Normally, hydrochloric acid can only dissolve at the very cold temperatures that occur over Earth’s poles. When dissolved, it can more easily react with water to produce chlorine molecules that aggressively destroy ozone. Based on laboratory studies, though, the researchers found organic particles like those in wildfire smoke can enable hydrochloric acid to dissolve at higher temperatures.
To test this idea, the researchers modelled how changes in the solubility of hydrochloric acid affected the chemistry of the stratosphere. They found the model matched observations of the stratosphere during the Australian fires “remarkably well”, says Stone.

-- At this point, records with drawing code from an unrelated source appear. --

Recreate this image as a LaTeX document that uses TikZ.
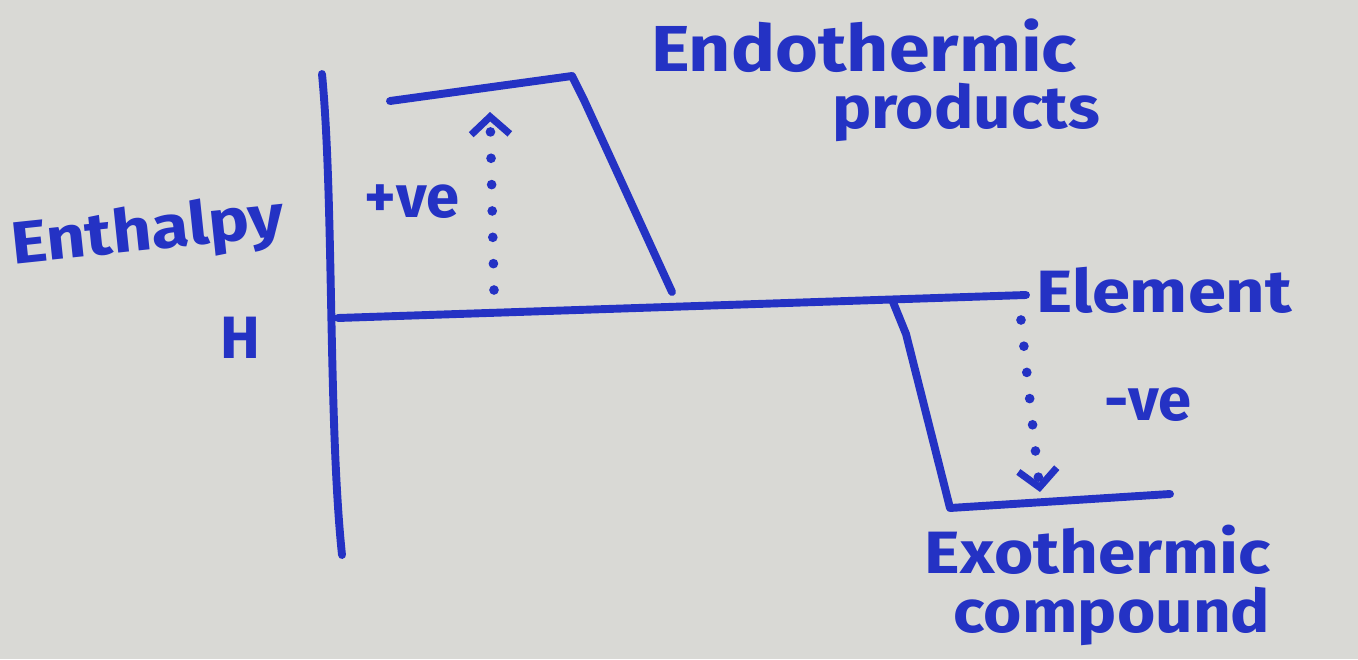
\documentclass[tikz,border=0pt]{standalone}
\usepackage{fontspec}
\setmainfont{Fira Sans}
\usepackage{tikz}
\usetikzlibrary{arrows.meta,positioning,calc}
\usepackage{xcolor}
\definecolor{ink}{HTML}{2432C4}
\definecolor{board}{HTML}{D9D9D5}

\begin{document}
\begin{tikzpicture}[
  x=0.02cm, y=-0.02cm,
  every node/.style={text=ink, inner sep=0pt, font=\fontsize{34}{40}\selectfont\bfseries},
  big/.style={font=\fontsize{37}{44}\selectfont\bfseries},
  level/.style={draw=ink, line width=4.5pt, line cap=round, line join=round},
  change/.style={draw=ink, line width=5.5pt, line cap=round, dash pattern=on 0pt off 15pt, -{Straight Barb[length=10pt, width=22pt, line width=4pt]}}
]
\fill[board] (0,0) rectangle (1358,659);
\useasboundingbox (0,0) rectangle (1358,659);

% axis and levels
\coordinate (axtop) at (322,74);
\coordinate (axbot) at (342,555);
\coordinate (elL) at (338,318);
\coordinate (elR) at (1026,295);
\coordinate (enL) at (390,101);
\coordinate (enR) at (572,76);
\coordinate (enK) at (584,100);
\coordinate (enB) at (672,292);
\coordinate (exT) at (893,302);
\coordinate (exK) at (906,334);
\coordinate (exL) at (950,508);
\coordinate (exR) at (1170,494);

\draw[level] (axtop) .. controls (334,200) and (328,420) .. (axbot);
\draw[level] (elL) -- (elR);
\draw[level] (enL) -- (enR) -- (enK) -- (enB);
\draw[level] (exT) -- (exK) -- (exL) -- (exR);

\coordinate (upS) at (494,290);
\coordinate (upE) at (490,112);
\coordinate (dnS) at (1021,320);
\coordinate (dnE) at (1040,492);
\draw[change] (upS) -- (upE);
\draw[change] (dnS) -- (dnE);

% labels
\node[rotate=6, xscale=1.15] (enthalpy) at (148,234) {Enthalpy};
\node (h) at (240,338) {H};
\node (plus) at (412,202) {+ve};
\node[big, xscale=1.13] (endo) at (864,46) {Endothermic};
\node[xscale=1.1] (prod) at (966,112) {products};
\node[anchor=west, xscale=1.15] (elem) at (1036,290) {Element};
\node (minus) at (1148,405) {-ve};
\node[xscale=1.13] (exo) at (1098,550) {Exothermic};
\node[xscale=1.1] (comp) at (1112,616) {compound};
\end{tikzpicture}
\end{document}
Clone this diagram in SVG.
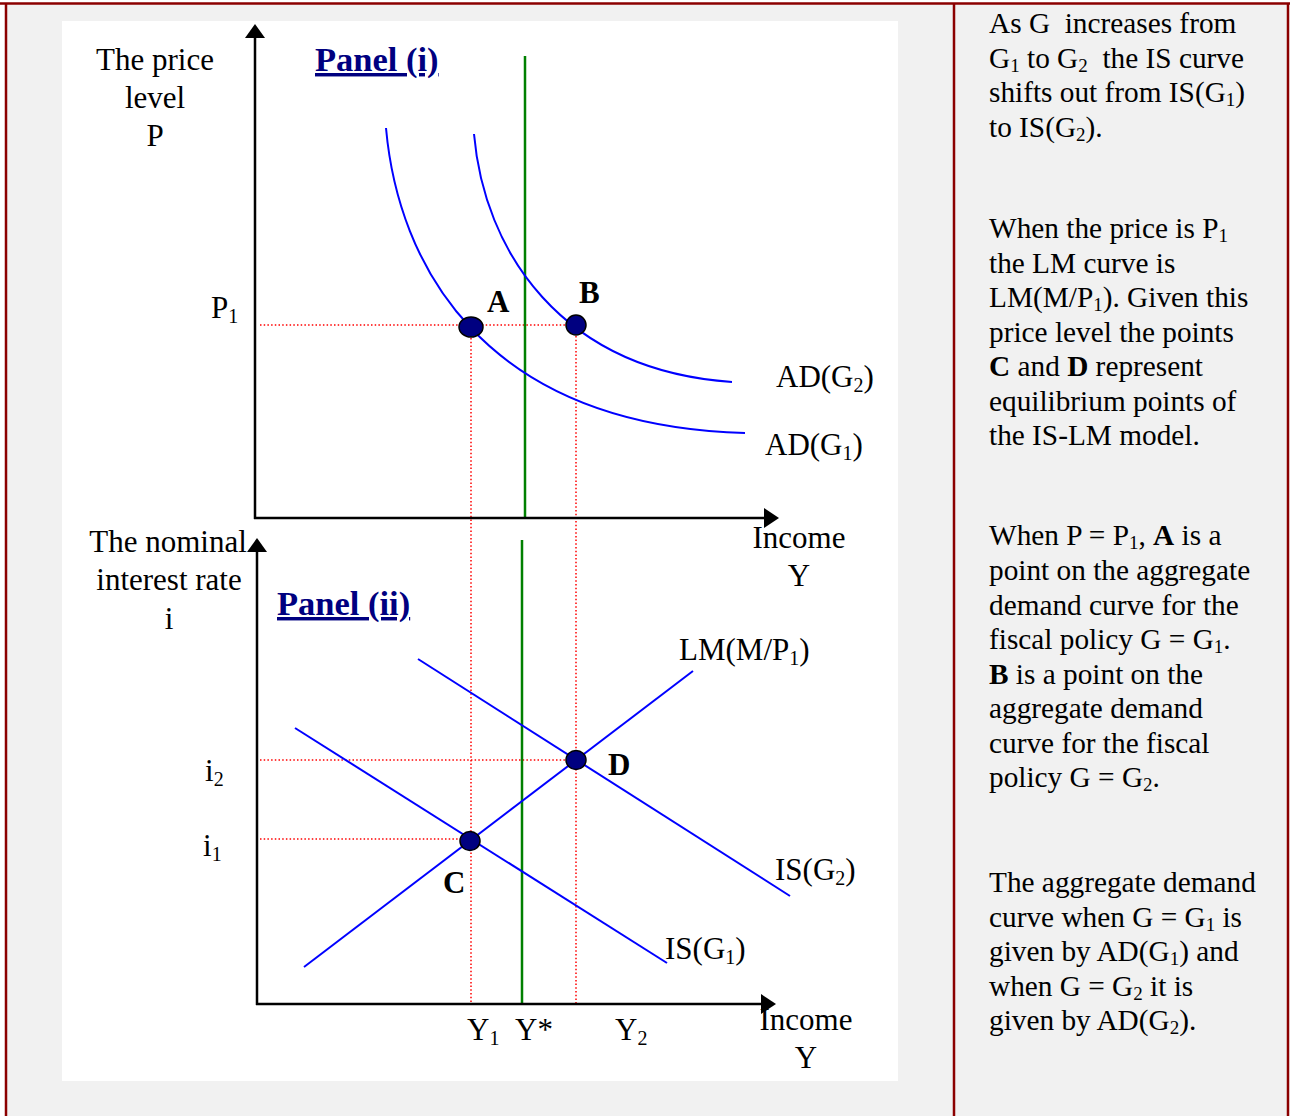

Their model suggests smoke from the fires led to a 3 to 5 per cent depletion in the ozone layer above mid-latitudes and increased the size of the ozone hole that appears seasonally above Antarctica.
Albert Ansmann at the Leibniz Institute for Tropospheric Research in Germany says he is convinced their model explains ozone depletion in the mid-latitudes, but thinks the smoke could have even more significant impacts at the South Pole. Smoke from northern hemisphere fires could have similar effects on ozone over the North Pole.
Ansmann says his group has seen an increasing amount of smoke reach the stratosphere over the past decade, a problem that could persist as a hotter climate leads to larger and more intense wildfires.